Application of Time-Frequency Analysis with Selection of Suitable Mother Wavelets for Transient States of HVDC Transmission Lines

Abstract

Recent developments in power semiconductor devices have made High Voltage Direct Current (HVDC) transmission systems the most crucial technology for future power systems. Today several HVDC projects have been commissioned around the world. The primary concern for such an advanced HVDC grid is to follow standard grid codes to maintain the safety and stability of the electrical equipment during transient and dynamic circumstances. Although the HVDC system has been recognized as the most prominent technology to transmit electric power, some issues must be addressed, such as selective and quick detection of faults.

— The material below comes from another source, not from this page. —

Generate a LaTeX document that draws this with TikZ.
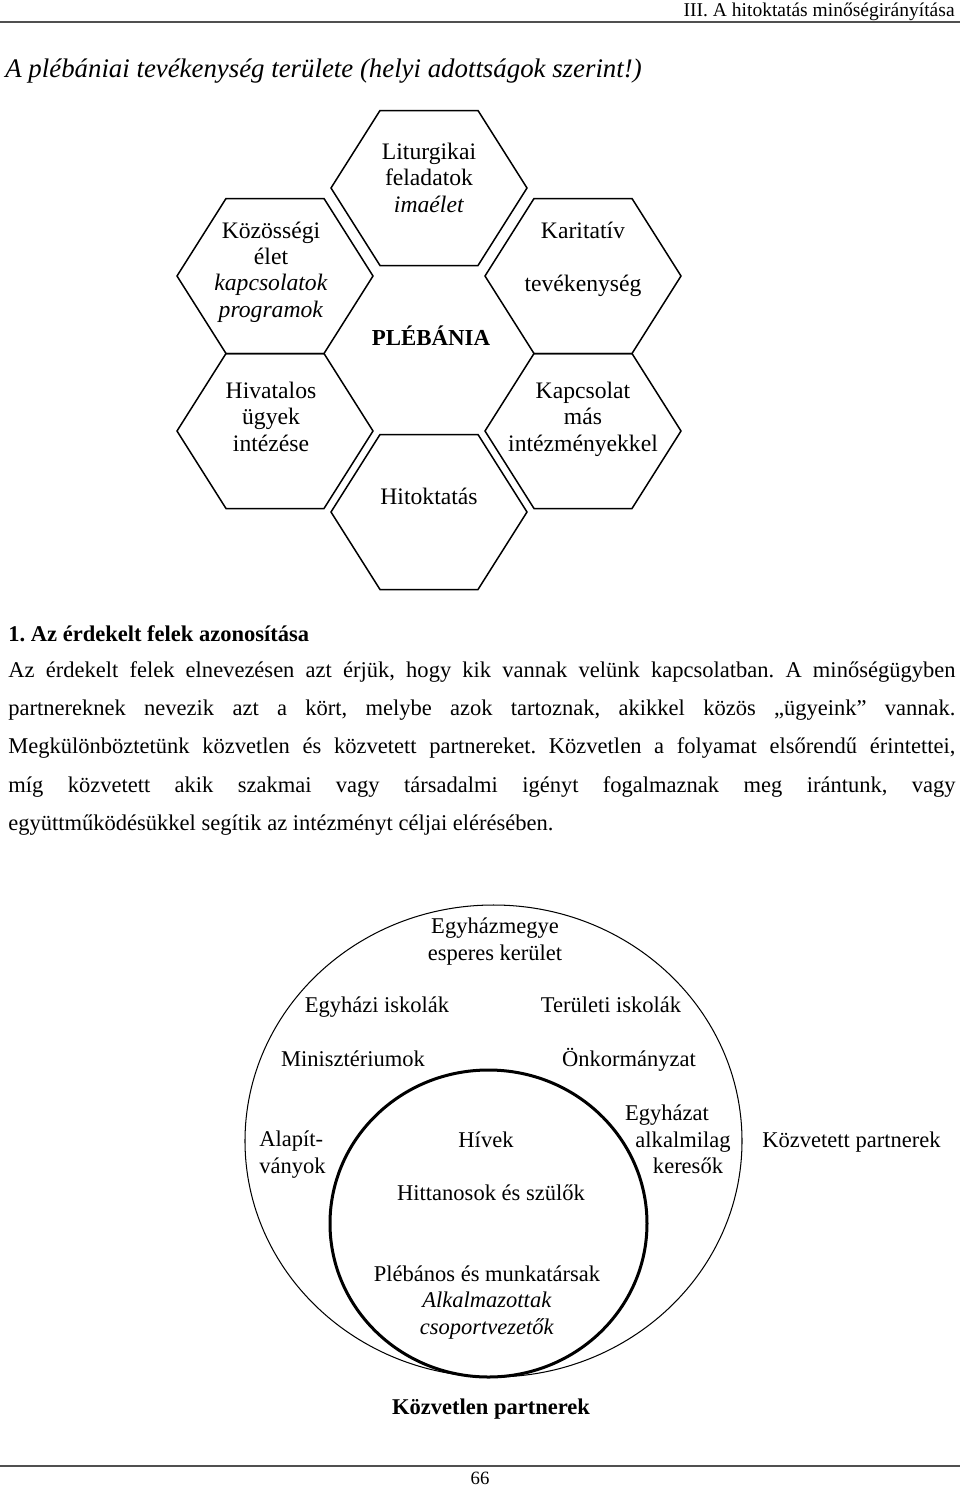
\documentclass[tikz,border=0pt]{standalone}
\usepackage{fontspec}
\setmainfont{Liberation Serif}
\usetikzlibrary{positioning}
\definecolor{rulegray}{HTML}{505050}
\newlength\bodywd
\setlength\bodywd{504.8pt}
\newcommand\bodyline[1]{\makebox[\bodywd][s]{#1}}
\frenchspacing

\begin{document}
\begin{tikzpicture}[x=0.533pt,y=-0.533pt,
txt/.style={inner sep=0pt,anchor=base,align=center,font=\fontsize{12}{14}\selectfont},
txtw/.style={txt,anchor=base west},
hextxt/.style={txt,font=\fontsize{12.6}{14}\selectfont},
hexline/.style={line width=0.8pt,line join=miter},
pagerule/.style={rulegray,line width=0.6pt}]
\useasboundingbox (0,0) rectangle (960,1488);
% page head
\node[txt,anchor=base east,font=\fontsize{10.4}{12}\selectfont] (runhead) at (955,16) {III. A hitoktatás minőségirányítása};
\draw[pagerule] (0,22)--(960,22);
\node[txtw,font=\fontsize{14.3}{16}\selectfont\itshape] (title) at (5,77) {A plébániai tevékenység területe (helyi adottságok szerint!)};
% honeycomb (multi-line labels sit on their last baseline)
\foreach \cx/\cy in {429/188,275/276,583/276,275/431,583/431,429/512}
  \draw[hexline] (\cx-98,\cy)--(\cx-49,\cy-77.5)--(\cx+49,\cy-77.5)--(\cx+98,\cy)--(\cx+49,\cy+77.5)--(\cx-49,\cy+77.5)--cycle;
\node[hextxt] (liturgia) at (429,212) {Liturgikai\\feladatok\\\textit{imaélet}};
\node[hextxt] (kozosseg) at (271,317) {Közösségi\\élet\\\textit{kapcsolatok}\\\textit{programok}};
\node[hextxt] (karitasz) at (583,291) {Karitatív\\[14pt]tevékenység};
\node[txt,font=\fontsize{12.2}{14}\selectfont\bfseries] (plebania) at (431,345) {PLÉBÁNIA};
\node[hextxt] (hivatal) at (271,451) {Hivatalos\\ügyek\\intézése};
\node[hextxt] (kapcsolat) at (583,451) {Kapcsolat\\más\\intézményekkel};
\node[hextxt] (hitoktatas) at (429,504) {Hitoktatás};
% section text
\node[txtw,font=\fontsize{12}{14}\selectfont\bfseries] (heading) at (8,641) {1. Az érdekelt felek azonosítása};
\node[txtw] (bodyA) at (8,677) {\bodyline{Az érdekelt felek elnevezésen azt érjük, hogy kik vannak velünk kapcsolatban. A minőségügyben}};
\node[txtw] (bodyB) at (8,715) {\bodyline{partnereknek nevezik azt a kört, melybe azok tartoznak, akikkel közös „ügyeink” vannak.}};
\node[txtw] (bodyC) at (8,753) {\bodyline{Megkülönböztetünk közvetlen és közvetett partnereket. Közvetlen a folyamat elsőrendű érintettei,}};
\node[txtw] (bodyD) at (8,792) {\bodyline{míg közvetett akik szakmai vagy társadalmi igényt fogalmaznak meg irántunk, vagy}};
\node[txtw] (bodyE) at (8,830) {együttműködésükkel segítik az intézményt céljai elérésében.};
% partner circles
\draw[line width=0.55pt] (493.5,1141) ellipse [x radius=248.5,y radius=236];
\draw[line width=1.6pt] (488.5,1223.5) ellipse [x radius=158.5,y radius=153.5];
\node[txt] (egyhazmegye) at (495,960) {Egyházmegye\\esperes kerület};
\node[txt] (egyhiskola) at (377,1012) {Egyházi iskolák};
\node[txt] (teriskola) at (611,1012) {Területi iskolák};
\node[txt] (miniszter) at (353,1066) {Minisztériumok};
\node[txt] (onkorm) at (629,1066) {Önkormányzat};
\node[txtw,align=left] (alapitv) at (259,1173) {Alapít-\\ványok};
\node[txt] (hivek) at (486,1147) {Hívek};
\node[txt] (egyhazatA) at (667,1120) {Egyházat};
\node[txt] (egyhazatB) at (683,1147) {alkalmilag};
\node[txt] (egyhazatC) at (688,1173) {keresők};
\node[txtw] (kozvetett) at (762,1147) {Közvetett partnerek};
\node[txt] (hittanos) at (491,1200) {Hittanosok és szülők};
\node[txt] (plebanos) at (487,1334) {Plébános és munkatársak\\\textit{Alkalmazottak}\\\textit{csoportvezetők}};
\node[txt,font=\fontsize{12}{14}\selectfont\bfseries] (kozvetlen) at (491,1414) {Közvetlen partnerek};
% page foot
\draw[pagerule] (0,1466)--(960,1466);
\node[txt,font=\fontsize{10}{12}\selectfont] (pageno) at (480,1484) {66};
\end{tikzpicture}
\end{document}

For selective fault detection, it is essential to look into the several fault detection strategies that fortify the HVDC system with time-frequency signal processing techniques. This research uses a time frequency-based method to identify the different HVDC transmission line faults. The most suitable mother wavelet for various transient states is selected by analyzing fault voltage and current signals based on variance, standard deviation, and range parameters. An experimental setup of a thyristor-based HVDC transmission system has been developed in the MATLAB/Simulink environment, and multiple fault scenarios have been analyzed. The simulation outcomes reveal that the most effective mother wavelet for detecting DC line, symmetrical and unsymmetrical faults occurs at the 6th level of fault signal decomposition. By examining current and voltage signals, our work has determined the best mother wavelet for various faults. Using more than one mother wavelet to detect faults is more reliable than using a single mother wavelet to detect all faults. Additionally, it has been noted that each fault's voltage and current signals have two distinct mother wavelets.